Ethics, the importance of a citizen’s privacy and the ability to distinguish between good taste and bad are essential parts of a journalist’s education. But so are learning to be creative and curious. And trashing what young writers and editors produce in concert with a faculty adviser, as was the case with Spectrum, can scarcely be dignified by the name teaching.

In a dissenting opinion Justice William J. Brennan Jr. said that Reynolds “violated the First Amendment’s prohibitions against censorship of any student expression that neither disrupts classwork nor invades the rights of others.”

It could be that the court was only trying to say that the right of free speech carries with it a duty to be responsible in the way it is exercised. That would be difficult to argue with, but the opinion does not say that, nor is it what one teacher at Hazelwood heard the court say.

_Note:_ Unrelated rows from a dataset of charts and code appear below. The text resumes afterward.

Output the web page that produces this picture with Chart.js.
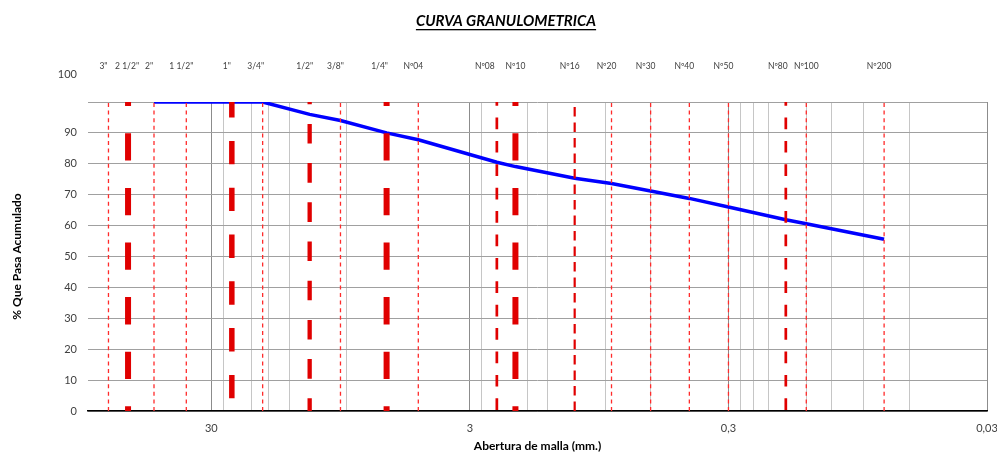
<!DOCTYPE html>
<html lang="es">
<head>
<meta charset="UTF-8">
<title>Curva granulometrica</title>
<style>
  html, body { margin: 0; padding: 0; background: #fff; }
  #wrap { width: 997px; height: 455px; }
</style>
</head>
<body>
<div id="wrap"><canvas id="chart" width="997" height="455"></canvas></div>

<script src="https://cdn.jsdelivr.net/npm/chart.js@4.4.1/dist/chart.umd.js"></script>
<script>
// Tamices: nombre y abertura (mm)
const sieveNames = ['3"', '2 1/2"', '2"', '1 1/2"', '1"', '3/4"', '1/2"', '3/8"', '1/4"', 'Nº04',
                    'Nº08', 'Nº10', 'Nº16', 'Nº20', 'Nº30', 'Nº40', 'Nº50', 'Nº80', 'Nº100', 'Nº200'];
const sieveSizes = [75, 63, 50, 37.5, 25, 19, 12.5, 9.5, 6.3, 4.75,
                    2.36, 2.0, 1.18, 0.85, 0.6, 0.425, 0.3, 0.18, 0.15, 0.075];

// Curva granulometrica: abertura (mm) y % que pasa acumulado
const curveSizes = [50, 37.5, 25, 19, 12.5, 9.5, 6.3, 4.75, 2.36, 2.0,
                    1.18, 0.85, 0.6, 0.425, 0.3, 0.18, 0.15, 0.075];
const curvePassing = [100, 100, 100, 100, 96, 94, 90, 87.8, 80.5, 79.1,
                      75.3, 73.6, 71.2, 68.8, 66, 61.9, 60.6, 55.6];

// Ejes
const xTickValues = [30, 3, 0.3, 0.03];
const xTickLabels = ['30', '3', '0,3', '0,03'];
const xMin = 0.03, xMax = 90;
const yMin = 0, yMax = 100, yStep = 10;

const chartTitle = 'CURVA GRANULOMETRICA';
const xTitle = 'Abertura de malla (mm.)';
const yTitle = '% Que Pasa Acumulado';

// estilo de la linea vertical de cada tamiz (por defecto: punteada fina)
const sieveStyle = {
  '2 1/2"': 'heavy', '1/4"': 'heavy', 'Nº10': 'heavy',
  '1"': 'heavy5', '1/2"': 'heavy4',
  'Nº08': 'medium', 'Nº80': 'medium', 'Nº16': 'dashed'
};
const lineStyles = {
  thin:   { borderColor: '#ff2b2b', borderWidth: 1.3, borderDash: [4, 3.6], borderDashOffset: 0 },
  heavy:  { borderColor: '#e00000', borderWidth: 6, borderDash: [27.3, 27.3], borderDashOffset: 22.6 },
  heavy5: { borderColor: '#e00000', borderWidth: 5.5, borderDash: [23.4, 23.4], borderDashOffset: 34.1 },
  heavy4: { borderColor: '#e00000', borderWidth: 4.3, borderDash: [19.6, 19.6], borderDashOffset: 6.9 },
  medium: { borderColor: '#e00000', borderWidth: 2.7, borderDash: [11.7, 11.7], borderDashOffset: 22.4 },
  dashed: { borderColor: '#e00000', borderWidth: 2.2, borderDash: [9.5, 6], borderDashOffset: 0 }
};
// desplazamiento horizontal (px) de los nombres de tamiz respecto a su linea
const labelShift = { '2 1/2"': -1, '3/4"': -7, '1/4"': -7, 'Nº08': -12, 'Nº10': 0, 'Nº80': -8, 'Nº100': 0 };
const defaultShift = -5;

const FONT = 'Lato, "Open Sans", sans-serif';
const TEXT = '#404040';

// lineas secundarias de la reticula que quedan tapadas por las lineas gruesas
const heavySizes = sieveSizes.filter((s, i) => sieveStyle[sieveNames[i]]);
const hiddenByHeavy = v => heavySizes.some(s => Math.max(s / v, v / s) < 1.06);

const sieveDatasets = sieveNames.map((name, i) => Object.assign({
  label: name,
  data: [{ x: sieveSizes[i], y: yMin }, { x: sieveSizes[i], y: yMax }],
  pointRadius: 0,
  fill: false,
  borderCapStyle: 'butt'
}, lineStyles[sieveStyle[name] || 'thin']));

const curveDataset = {
  label: 'Curva',
  data: curveSizes.map((s, i) => ({ x: s, y: curvePassing[i] })),
  borderColor: '#0000ff',
  borderWidth: 3.5,
  pointRadius: 0,
  fill: false,
  tension: 0
};

const textPlugin = {
  id: 'textPlugin',
  afterDraw(chart) {
    const { ctx, chartArea, scales: { x, y } } = chart;
    ctx.save();
    // titulo subrayado
    ctx.font = 'italic bold 15px ' + FONT;
    ctx.fillStyle = '#000';
    ctx.textAlign = 'center';
    ctx.textBaseline = 'middle';
    const tx = 506, ty = 21;
    ctx.fillText(chartTitle, tx, ty);
    const w = ctx.measureText(chartTitle).width;
    ctx.fillRect(tx - w / 2, ty + 8, w, 1.3);

    // nombres de tamices
    ctx.font = '8.5px ' + FONT;
    ctx.fillStyle = TEXT;
    sieveNames.forEach((n, i) => {
      const dx = n in labelShift ? labelShift[n] : defaultShift;
      ctx.fillText(n, x.getPixelForValue(sieveSizes[i]) + dx, chartArea.top - 36);
    });

    // etiqueta 100
    ctx.font = '11px ' + FONT;
    ctx.textAlign = 'right';
    ctx.fillText(String(yMax), chartArea.left - 11, y.getPixelForValue(yMax) - 28);
    ctx.restore();
  }
};

new Chart(document.getElementById('chart'), {
  type: 'line',
  data: { datasets: sieveDatasets.concat([curveDataset]) },
  options: {
    responsive: false,
    animation: false,
    layout: { padding: { top: 102, right: 10, bottom: 0, left: 0 } },
    plugins: { legend: { display: false }, tooltip: { enabled: false } },
    scales: {
      x: {
        type: 'logarithmic',
        reverse: true,
        min: xMin,
        max: xMax,
        afterBuildTicks: scale => {
          const vals = [];
          xTickValues.forEach(m => {
            vals.push(m);
            for (let k = 2; k <= 9; k++) {
              if (m * k < xMax * 0.999) vals.push(m * k);
            }
          });
          vals.sort((a, b) => a - b);
          scale.ticks = vals.map(v => ({ value: v, major: xTickValues.includes(v) }));
        },
        afterFit: scale => { scale.height = 44; },
        ticks: {
          autoSkip: false,
          maxRotation: 0,
          padding: 11,
          color: TEXT,
          font: { family: FONT, size: 11 },
          callback: (value) => {
            const i = xTickValues.findIndex(v => Math.abs(v - value) / v < 1e-6);
            return i >= 0 ? xTickLabels[i] : '';
          }
        },
        grid: {
          drawTicks: false,
          color: c => {
            if (!c.tick) return '#c6c6c6';
            if (c.tick.major) return '#8c8c8c';
            return hiddenByHeavy(c.tick.value) ? 'rgba(0,0,0,0)' : '#c6c6c6';
          },
          lineWidth: 1
        },
        border: { display: true, color: '#000', width: 1.5 },
        title: {
          display: true,
          text: xTitle,
          color: '#000',
          font: { family: FONT, size: 12, weight: 'bold' },
          padding: { top: 0, bottom: 1.5 }
        }
      },
      y: {
        min: yMin,
        max: yMax,
        afterFit: scale => { scale.width = 88; },
        ticks: {
          stepSize: yStep,
          padding: 11,
          color: TEXT,
          font: { family: FONT, size: 11 },
          callback: v => (v === yMax ? '' : v)
        },
        grid: { drawTicks: false, color: '#a0a0a0', lineWidth: 1 },
        border: { display: false },
        title: {
          display: true,
          text: yTitle,
          color: '#000',
          font: { family: FONT, size: 12, weight: 'bold' },
          padding: { top: 10, bottom: 0 }
        }
      }
    }
  },
  plugins: [textPlugin]
});
</script>
</body>
</html>
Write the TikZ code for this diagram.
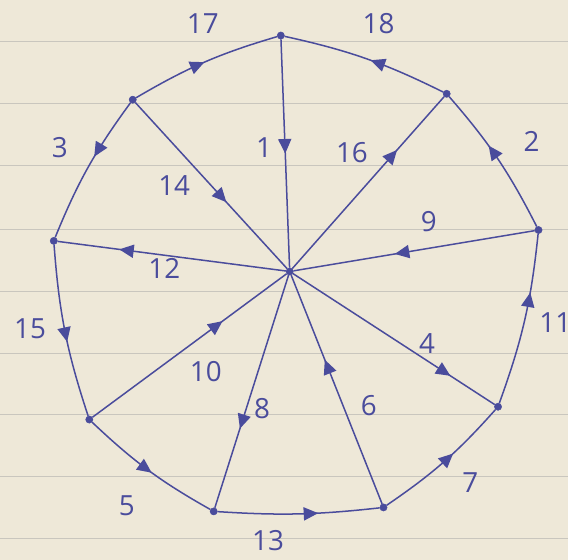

The journalism teacher heard two things. One was a welcome invitation to pass the buck on tough decisions--not exactly the kind of model that one wants for aspiring reporters and editors, or for any other profession or craft. More distressing was the teacher’s other reading of what the court wrote: “I’ve always believed that freedom of the press extends as far as the ownership of that press.” That’s a bit cryptic for our taste, but it seems to say that people who own newspapers decide what the First Amendment means--an outrageous construct. It also is good reason to cheer the part of Brennan’s dissent in which he said: “The young men and women of Hazelwood East expected a civics lesson, but not the one the court teaches them today.”